A new Boreal biozonation based on calcareous nannofossils has been erected for the upper Campanian–Maastrichtian interval, based on results from this new drilled core, compiled with results of three additional sites spanning the same time interval in the Danish basin (Stevns-1 , Rørdal and Skælskør-1). This new biozonation scheme is presented in the frame of an integrated Boreal time scale that comprises litho-, bio-, high-resolution chemostratigraphy and gamma-ray
trends based on Danish Basin deposits and correlated to reference sections worldwide (Gubbio, central Tethys, Italy and ODP Site 762C, Indian Ocean).
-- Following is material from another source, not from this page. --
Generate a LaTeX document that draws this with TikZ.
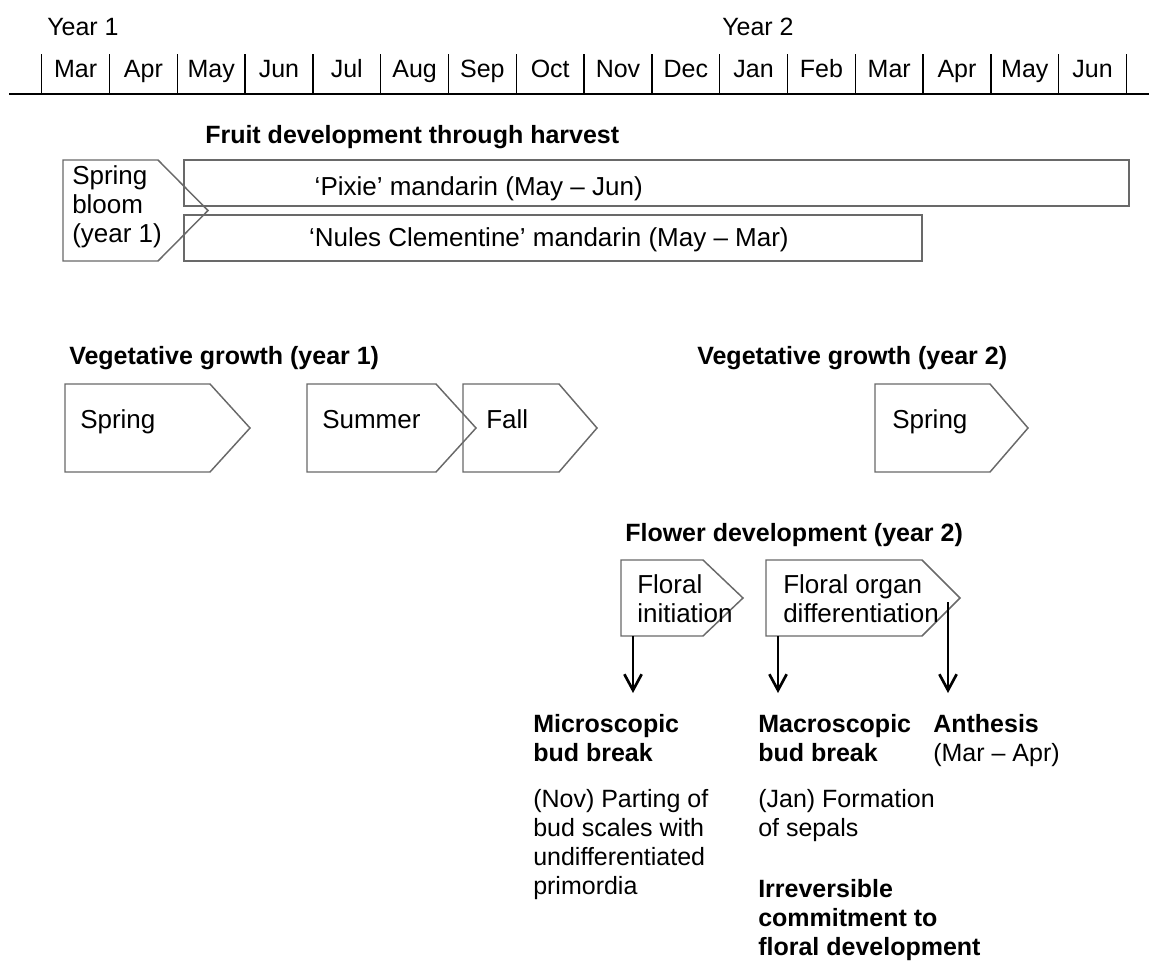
\documentclass[tikz,border=0pt]{standalone}
\usepackage{fontspec}
\setmainfont{Liberation Sans}
\usetikzlibrary{arrows.meta}
\newcommand\fs{\fontsize{18.75}{21.75}\selectfont}
\newcommand\fb{\fontsize{19.5}{21.75}\selectfont}
\newcommand\mlines[1]{\begin{tabular}[t]{@{}l@{}}#1\end{tabular}}
\definecolor{boxgray}{RGB}{105,105,105}
\begin{document}
\begin{tikzpicture}[x=0.75pt,y=-0.75pt,
  txt/.style={font=\fs, inner sep=0pt, anchor=base west},
  btxt/.style={font=\fb, inner sep=0pt, anchor=base west},
  hd/.style={font=\fs\bfseries, inner sep=0pt, anchor=base west},
  mon/.style={font=\fs, inner sep=0pt, anchor=base},
  bx/.style={draw=boxgray, line width=1.1pt},
  bar/.style={line width=1.1pt},
  arr/.style={line width=2pt, -{Straight Barb[length=12pt,width=13pt,line width=2pt]}}]
\useasboundingbox (0,0) rectangle (1149,961);

% timeline
\node[txt] (y1) at (47,35) {Year 1};
\node[txt] (y2) at (722,35) {Year 2};
\draw[bar] (9,94) -- (1149,94);
\foreach \k in {0,...,16} \draw[bar] ({41.7+67.8*\k},54) -- ({41.7+67.8*\k},94);
\foreach \m [count=\i from 0] in {Mar,Apr,May,Jun,Jul,Aug,Sep,Oct,Nov,Dec,Jan,Feb,Mar,Apr,May,Jun}
  \node[mon] (m\i) at ({41.7+67.8*(\i+0.5)},77) {\m};

% fruit development
\node[hd] (fruit) at (205,143) {Fruit development through harvest};
\draw[bx] (63,160) -- (158,160) -- (208,210.5) -- (158,261) -- (63,261) -- cycle;
\node[btxt] (bloom) at (72,184) {\mlines{Spring\\bloom\\(year 1)}};
\draw[bx] (184,160) rectangle (1129,206);
\node[btxt, anchor=base east] (pixie) at (643,195) {‘Pixie’ mandarin (May – Jun)};
\draw[bx] (184,215) rectangle (922,261);
\node[btxt, anchor=base east] (nules) at (789,246) {‘Nules Clementine’ mandarin (May – Mar)};

% vegetative growth
\node[hd] (veg1) at (69,364) {Vegetative growth (year 1)};
\node[hd] (veg2) at (697,364) {Vegetative growth (year 2)};
\draw[bx] (65,384) -- (210,384) -- (250,428) -- (210,472) -- (65,472) -- cycle;
\draw[bx] (307,384) -- (436,384) -- (476,428) -- (436,472) -- (307,472) -- cycle;
\draw[bx] (463,384) -- (559,384) -- (597,428) -- (559,472) -- (463,472) -- cycle;
\draw[bx] (875,384) -- (990,384) -- (1028,428) -- (990,472) -- (875,472) -- cycle;
\node[btxt] (sp1) at (80,428) {Spring};
\node[btxt] (su1) at (322,428) {Summer};
\node[btxt] (fa1) at (486,428) {Fall};
\node[btxt] (sp2) at (892,428) {Spring};

% flower development
\node[hd] (flower) at (625,541) {Flower development (year 2)};
\draw[bx] (621,560) -- (703,560) -- (743,598) -- (703,636) -- (621,636) -- cycle;
\draw[bx] (766,560) -- (922,560) -- (960,598) -- (922,636) -- (766,636) -- cycle;
\node[btxt] (init) at (637,593) {\mlines{Floral\\initiation}};
\node[btxt] (organ) at (783,593) {\mlines{Floral organ\\differentiation}};

\coordinate (a1s) at (633,636); \coordinate (a1e) at (633,693);
\coordinate (a2s) at (778,636); \coordinate (a2e) at (778,693);
\coordinate (a3s) at (948,602); \coordinate (a3e) at (948,693);
\draw[arr] (a1s) -- (a1e);
\draw[arr] (a2s) -- (a2e);
\draw[arr] (a3s) -- (a3e);

% stages
\node[hd] (micro) at (533,732) {\mlines{Microscopic\\bud break}};
\node[txt] (microd) at (533,807) {\mlines{(Nov) Parting of\\bud scales with\\undifferentiated\\primordia}};
\node[hd] (macro) at (758,732) {\mlines{Macroscopic\\bud break}};
\node[txt] (macrod) at (758,807) {\mlines{(Jan) Formation\\of sepals}};
\node[hd] (irr) at (758,897) {\mlines{Irreversible\\commitment to\\floral development}};
\node[hd] (anth) at (933,732) {Anthesis};
\node[txt] (anthd) at (933,761) {(Mar – Apr)};
\end{tikzpicture}
\end{document}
The facies analysis was performed at the centimeter scale and allows highlighting the following long-term trends : (1) chalk-marl alternations dominate in the upper Campanian and mainly correspond to a system subjected to variations in clay influx into the basin impacting the carbonate production. (2) The lower-middle Maastrichtian is characterized by the presence of laminated facies in chalk that may have resulted from oxygenation variations in the bottom
waters. (3) The upper Maastrichtian is characterized by the presence of flint levels and the development of bryozoan colonies on the seabed, and correspond to changes in the distribution and nutrient inputs in the water column impacting the ratio of pelagic productivity and benthic production. In these three intervals, although the sediment response is contrasted, changes in sea-surface temperature and clay input seem to be the most likely controlling factors to explain the long-term changes in sedimentation of the Boreal epicontinental chalk sea.
Time series analysis was performed in these three intervals, based on the bulk carbonate carbon isotopes and facies successions, demonstrating a contrasting response to Milankovitch climate cycles, with eccentricity clearly driving the variations of carbon isotopes whereas high-frequency facies changes may not always reflect Milankovitch pacing.
The dominance of the primary facies in successive stratigraphic intervals seems to control both the diagenetic structures observed in the core (stylolites, hairlines fractures and presence of diagenetic breccias), in outcropping sections and seismic profiles. The coupling of our observations in the Stevns-2 core with outcrop and seismic data point to diagenetic features of the chalk linked to the development of a large polygonal fault system.